Half of Canadians are $200 away from being unable to pay bills

Rising debt and job anxiety leave Canadians struggling, with disposable income shrinking further

Half of Canadians are $200 away from being unable to pay bills

MNP Ltd.’s quarterly report on consumer debt reveals that half of Canadians are $200 or less away from being unable to meet their monthly financial obligations.

The report, shared by BNN Bloomberg, shows a growing number of Canadians worried about their debt and financial future.

Grant Bazian, president of MNP, noted that concerns persist despite recent interest rate reductions. “Despite interest rates decreasing, people are still concerned,” he said.

The survey, conducted by Ipsos, found that more than half of Canadians do not expect to manage living and family expenses over the next year without incurring additional debt.

Furthermore, one-third of respondents reported being insolvent. Women, in particular, were more likely than men to say they are $200 or less away from insolvency.

MNP’s Consumer Debt Index, which measures attitudes toward debt and bill payment abilities, dropped to its second-lowest level since its 2017 launch.
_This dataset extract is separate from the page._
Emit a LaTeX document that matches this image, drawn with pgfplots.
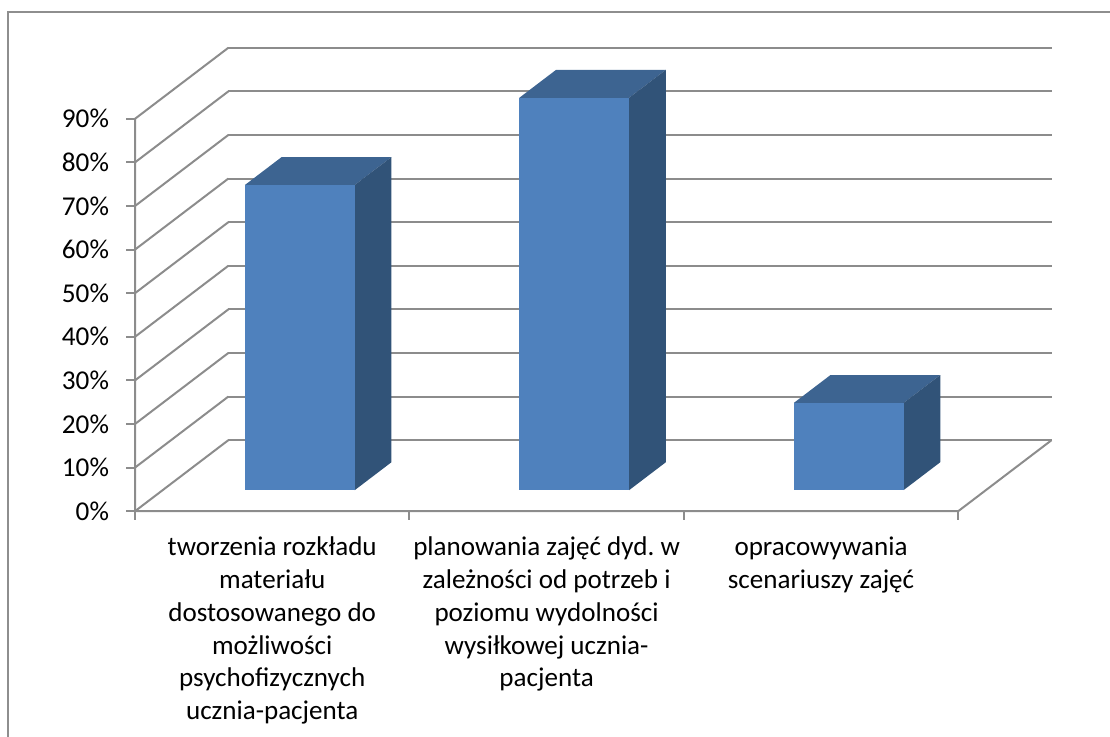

Canadians’ personal debt rating also reached a record low.

Bazian attributed these trends to rising debt levels, stating, “I think that they just have so much debt and it’s just becoming harder to service.”

Bazian highlighted that Canada has one of the highest debt ratios among Western nations. “The volume of the debt is catching up to people,” he said.

Job security concerns are adding to the financial strain. Two in five Canadians expressed worry about someone in their household losing a job, a figure Bazian said is the highest recorded in the report’s history.

Statistics Canada data showed unemployment dipped slightly to 6.7 percent in December, but the overall trend remains elevated.

Bazian observed that people’s perceptions of their financial situation often reflect immediate pressures. “People react to what’s happening now as opposed to what’s happening in the future,” he explained.

He added that while economic shifts, such as interest rate changes, take time to influence daily life, they still impact consumer sentiment.

Even as the Bank of Canada reduced its key interest rate to 3.25 percent after five cuts last year, Canadians’ financial buffers continue to erode.

Respondents reported having almost 16 percent less disposable income at the end of the month compared to the previous quarter. Many feel unprepared for unexpected financial events, including job losses or major expenses.

Bazian emphasised the growing pessimism among Canadians. “We’re still having a growing number of people anticipating that their financial situation will worsen, that they’re going to have a harder time paying off their debt in the future,” he said.